**YOUR GOAL:** Leave the pictures out and retype the lines from the beginning through the line with "0.00531, 0.00439, 0.00363];", both ends included.

┌──

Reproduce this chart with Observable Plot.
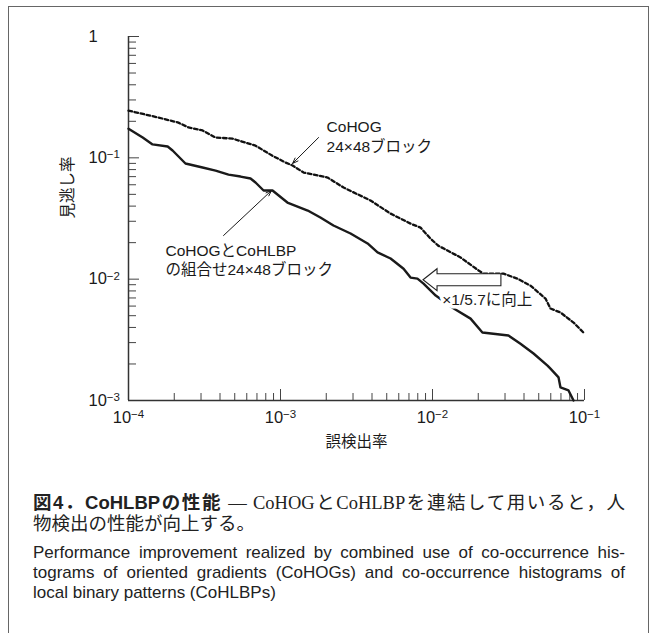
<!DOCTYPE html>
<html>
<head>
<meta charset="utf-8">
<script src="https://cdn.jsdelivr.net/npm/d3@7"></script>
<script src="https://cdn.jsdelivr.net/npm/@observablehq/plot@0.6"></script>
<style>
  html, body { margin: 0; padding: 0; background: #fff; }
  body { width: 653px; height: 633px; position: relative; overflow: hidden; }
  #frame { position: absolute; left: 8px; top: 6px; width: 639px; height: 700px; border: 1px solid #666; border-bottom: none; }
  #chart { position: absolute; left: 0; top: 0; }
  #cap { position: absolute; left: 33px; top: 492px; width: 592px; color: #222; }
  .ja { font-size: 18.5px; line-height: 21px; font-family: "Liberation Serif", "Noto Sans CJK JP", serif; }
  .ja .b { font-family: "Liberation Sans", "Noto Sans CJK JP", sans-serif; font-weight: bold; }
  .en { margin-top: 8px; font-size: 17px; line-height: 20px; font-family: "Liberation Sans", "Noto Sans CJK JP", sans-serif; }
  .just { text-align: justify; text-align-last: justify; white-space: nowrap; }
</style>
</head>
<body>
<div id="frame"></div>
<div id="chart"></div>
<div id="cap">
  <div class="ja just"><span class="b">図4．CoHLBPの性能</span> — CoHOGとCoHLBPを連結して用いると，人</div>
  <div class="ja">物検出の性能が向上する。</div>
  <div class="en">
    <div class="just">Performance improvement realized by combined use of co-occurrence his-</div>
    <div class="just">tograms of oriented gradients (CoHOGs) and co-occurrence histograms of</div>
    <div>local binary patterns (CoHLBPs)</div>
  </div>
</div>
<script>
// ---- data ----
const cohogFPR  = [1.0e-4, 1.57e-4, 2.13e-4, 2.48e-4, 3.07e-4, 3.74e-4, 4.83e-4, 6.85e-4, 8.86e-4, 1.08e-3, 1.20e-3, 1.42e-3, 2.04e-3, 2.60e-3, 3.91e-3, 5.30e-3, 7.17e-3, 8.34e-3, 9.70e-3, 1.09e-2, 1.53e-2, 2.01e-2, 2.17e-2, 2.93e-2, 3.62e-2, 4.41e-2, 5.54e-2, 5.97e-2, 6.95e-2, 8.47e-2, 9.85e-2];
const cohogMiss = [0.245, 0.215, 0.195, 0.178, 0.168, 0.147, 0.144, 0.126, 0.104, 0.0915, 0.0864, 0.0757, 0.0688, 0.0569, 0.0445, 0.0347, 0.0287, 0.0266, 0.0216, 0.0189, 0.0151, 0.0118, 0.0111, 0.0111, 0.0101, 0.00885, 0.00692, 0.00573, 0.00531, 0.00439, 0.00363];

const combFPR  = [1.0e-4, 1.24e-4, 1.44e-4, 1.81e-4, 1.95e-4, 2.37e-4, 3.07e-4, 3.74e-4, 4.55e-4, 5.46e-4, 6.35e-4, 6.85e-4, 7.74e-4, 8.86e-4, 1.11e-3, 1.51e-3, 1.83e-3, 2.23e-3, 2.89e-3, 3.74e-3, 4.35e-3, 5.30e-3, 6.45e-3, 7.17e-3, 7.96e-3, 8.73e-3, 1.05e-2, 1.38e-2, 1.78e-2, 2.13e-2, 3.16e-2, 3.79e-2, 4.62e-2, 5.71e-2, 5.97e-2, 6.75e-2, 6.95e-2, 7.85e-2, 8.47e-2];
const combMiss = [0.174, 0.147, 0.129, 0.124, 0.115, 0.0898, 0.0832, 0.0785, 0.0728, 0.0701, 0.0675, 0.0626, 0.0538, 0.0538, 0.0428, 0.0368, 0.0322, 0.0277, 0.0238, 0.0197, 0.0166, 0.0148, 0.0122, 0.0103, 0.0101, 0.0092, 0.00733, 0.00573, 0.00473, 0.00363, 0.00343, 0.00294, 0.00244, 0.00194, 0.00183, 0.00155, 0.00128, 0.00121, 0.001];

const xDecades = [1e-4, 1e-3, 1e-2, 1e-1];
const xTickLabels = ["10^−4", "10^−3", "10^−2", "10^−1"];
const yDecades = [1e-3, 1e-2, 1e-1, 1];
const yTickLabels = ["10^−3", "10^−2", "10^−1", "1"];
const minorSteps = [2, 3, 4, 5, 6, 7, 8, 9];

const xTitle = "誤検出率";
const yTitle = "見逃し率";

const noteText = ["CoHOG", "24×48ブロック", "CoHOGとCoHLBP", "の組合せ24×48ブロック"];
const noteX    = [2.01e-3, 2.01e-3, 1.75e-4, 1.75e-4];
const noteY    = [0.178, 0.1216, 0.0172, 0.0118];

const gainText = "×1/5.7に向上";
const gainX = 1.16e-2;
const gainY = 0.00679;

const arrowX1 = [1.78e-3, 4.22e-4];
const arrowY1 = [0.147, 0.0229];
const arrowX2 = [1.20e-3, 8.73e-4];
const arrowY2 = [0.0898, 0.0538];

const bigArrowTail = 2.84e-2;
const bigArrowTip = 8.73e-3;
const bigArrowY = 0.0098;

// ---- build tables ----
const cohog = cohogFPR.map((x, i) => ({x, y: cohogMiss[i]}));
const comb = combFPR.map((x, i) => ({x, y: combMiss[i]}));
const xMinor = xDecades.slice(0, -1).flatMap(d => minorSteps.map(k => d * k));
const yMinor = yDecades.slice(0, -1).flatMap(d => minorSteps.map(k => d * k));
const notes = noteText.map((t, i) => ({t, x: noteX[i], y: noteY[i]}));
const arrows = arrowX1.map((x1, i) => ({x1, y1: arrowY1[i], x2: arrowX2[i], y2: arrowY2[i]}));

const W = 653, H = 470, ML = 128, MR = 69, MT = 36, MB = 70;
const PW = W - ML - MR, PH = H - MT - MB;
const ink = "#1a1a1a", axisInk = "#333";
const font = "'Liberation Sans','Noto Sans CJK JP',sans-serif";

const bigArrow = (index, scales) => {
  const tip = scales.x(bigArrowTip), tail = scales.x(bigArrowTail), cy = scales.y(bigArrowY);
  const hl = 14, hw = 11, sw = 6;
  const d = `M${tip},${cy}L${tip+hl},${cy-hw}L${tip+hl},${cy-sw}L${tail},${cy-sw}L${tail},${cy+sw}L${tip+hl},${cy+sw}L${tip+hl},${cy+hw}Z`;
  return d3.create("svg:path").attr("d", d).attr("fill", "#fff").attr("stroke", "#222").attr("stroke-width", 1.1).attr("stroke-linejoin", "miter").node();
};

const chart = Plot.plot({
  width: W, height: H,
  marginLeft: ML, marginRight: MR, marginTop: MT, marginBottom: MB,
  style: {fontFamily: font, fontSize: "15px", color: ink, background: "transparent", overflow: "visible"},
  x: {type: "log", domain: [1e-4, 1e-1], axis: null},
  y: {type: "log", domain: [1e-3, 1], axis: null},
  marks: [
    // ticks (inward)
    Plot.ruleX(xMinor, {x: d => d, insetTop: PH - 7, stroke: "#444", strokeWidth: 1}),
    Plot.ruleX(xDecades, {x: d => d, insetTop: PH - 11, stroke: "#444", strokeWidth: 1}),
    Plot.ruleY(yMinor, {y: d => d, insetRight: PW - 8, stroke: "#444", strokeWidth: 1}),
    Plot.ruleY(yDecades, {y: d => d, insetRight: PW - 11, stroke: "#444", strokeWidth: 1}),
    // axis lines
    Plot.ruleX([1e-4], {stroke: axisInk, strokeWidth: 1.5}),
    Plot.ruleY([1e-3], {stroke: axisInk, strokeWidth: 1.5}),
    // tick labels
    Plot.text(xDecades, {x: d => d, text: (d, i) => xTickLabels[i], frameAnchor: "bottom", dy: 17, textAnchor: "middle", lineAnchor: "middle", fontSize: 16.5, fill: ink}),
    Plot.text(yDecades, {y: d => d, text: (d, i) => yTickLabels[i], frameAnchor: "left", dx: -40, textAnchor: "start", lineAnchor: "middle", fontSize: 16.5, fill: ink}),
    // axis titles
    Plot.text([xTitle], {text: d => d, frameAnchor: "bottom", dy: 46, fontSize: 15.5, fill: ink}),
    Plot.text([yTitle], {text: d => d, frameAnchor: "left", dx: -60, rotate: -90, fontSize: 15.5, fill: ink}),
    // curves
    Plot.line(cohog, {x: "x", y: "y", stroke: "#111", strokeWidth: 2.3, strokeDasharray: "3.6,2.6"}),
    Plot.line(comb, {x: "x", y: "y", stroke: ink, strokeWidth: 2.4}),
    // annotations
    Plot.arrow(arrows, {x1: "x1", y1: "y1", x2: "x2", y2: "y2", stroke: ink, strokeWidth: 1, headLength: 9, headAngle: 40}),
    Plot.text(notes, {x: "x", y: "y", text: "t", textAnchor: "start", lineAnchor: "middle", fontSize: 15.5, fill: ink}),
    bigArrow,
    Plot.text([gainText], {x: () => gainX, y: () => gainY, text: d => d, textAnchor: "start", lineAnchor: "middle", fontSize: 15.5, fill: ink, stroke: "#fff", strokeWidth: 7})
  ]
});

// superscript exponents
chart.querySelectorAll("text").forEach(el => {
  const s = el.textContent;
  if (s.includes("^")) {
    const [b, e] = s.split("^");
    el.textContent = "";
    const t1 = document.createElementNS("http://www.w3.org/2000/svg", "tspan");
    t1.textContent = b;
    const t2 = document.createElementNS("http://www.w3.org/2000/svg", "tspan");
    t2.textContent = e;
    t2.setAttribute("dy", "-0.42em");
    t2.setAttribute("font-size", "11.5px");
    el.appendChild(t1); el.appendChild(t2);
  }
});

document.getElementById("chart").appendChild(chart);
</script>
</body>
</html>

└──

**ANSWER:**
Reproduce this chart with Observable Plot.
<!DOCTYPE html>
<html>
<head>
<meta charset="utf-8">
<script src="https://cdn.jsdelivr.net/npm/d3@7"></script>
<script src="https://cdn.jsdelivr.net/npm/@observablehq/plot@0.6"></script>
<style>
  html, body { margin: 0; padding: 0; background: #fff; }
  body { width: 653px; height: 633px; position: relative; overflow: hidden; }
  #frame { position: absolute; left: 8px; top: 6px; width: 639px; height: 700px; border: 1px solid #666; border-bottom: none; }
  #chart { position: absolute; left: 0; top: 0; }
  #cap { position: absolute; left: 33px; top: 492px; width: 592px; color: #222; }
  .ja { font-size: 18.5px; line-height: 21px; font-family: "Liberation Serif", "Noto Sans CJK JP", serif; }
  .ja .b { font-family: "Liberation Sans", "Noto Sans CJK JP", sans-serif; font-weight: bold; }
  .en { margin-top: 8px; font-size: 17px; line-height: 20px; font-family: "Liberation Sans", "Noto Sans CJK JP", sans-serif; }
  .just { text-align: justify; text-align-last: justify; white-space: nowrap; }
</style>
</head>
<body>
<div id="frame"></div>
<div id="chart"></div>
<div id="cap">
  <div class="ja just"><span class="b">図4．CoHLBPの性能</span> — CoHOGとCoHLBPを連結して用いると，人</div>
  <div class="ja">物検出の性能が向上する。</div>
  <div class="en">
    <div class="just">Performance improvement realized by combined use of co-occurrence his-</div>
    <div class="just">tograms of oriented gradients (CoHOGs) and co-occurrence histograms of</div>
    <div>local binary patterns (CoHLBPs)</div>
  </div>
</div>
<script>
// ---- data ----
const cohogFPR  = [1.0e-4, 1.57e-4, 2.13e-4, 2.48e-4, 3.07e-4, 3.74e-4, 4.83e-4, 6.85e-4, 8.86e-4, 1.08e-3, 1.20e-3, 1.42e-3, 2.04e-3, 2.60e-3, 3.91e-3, 5.30e-3, 7.17e-3, 8.34e-3, 9.70e-3, 1.09e-2, 1.53e-2, 2.01e-2, 2.17e-2, 2.93e-2, 3.62e-2, 4.41e-2, 5.54e-2, 5.97e-2, 6.95e-2, 8.47e-2, 9.85e-2];
const cohogMiss = [0.245, 0.215, 0.195, 0.178, 0.168, 0.147, 0.144, 0.126, 0.104, 0.0915, 0.0864, 0.0757, 0.0688, 0.0569, 0.0445, 0.0347, 0.0287, 0.0266, 0.0216, 0.0189, 0.0151, 0.0118, 0.0111, 0.0111, 0.0101, 0.00885, 0.00692, 0.00573, 0.00531, 0.00439, 0.00363];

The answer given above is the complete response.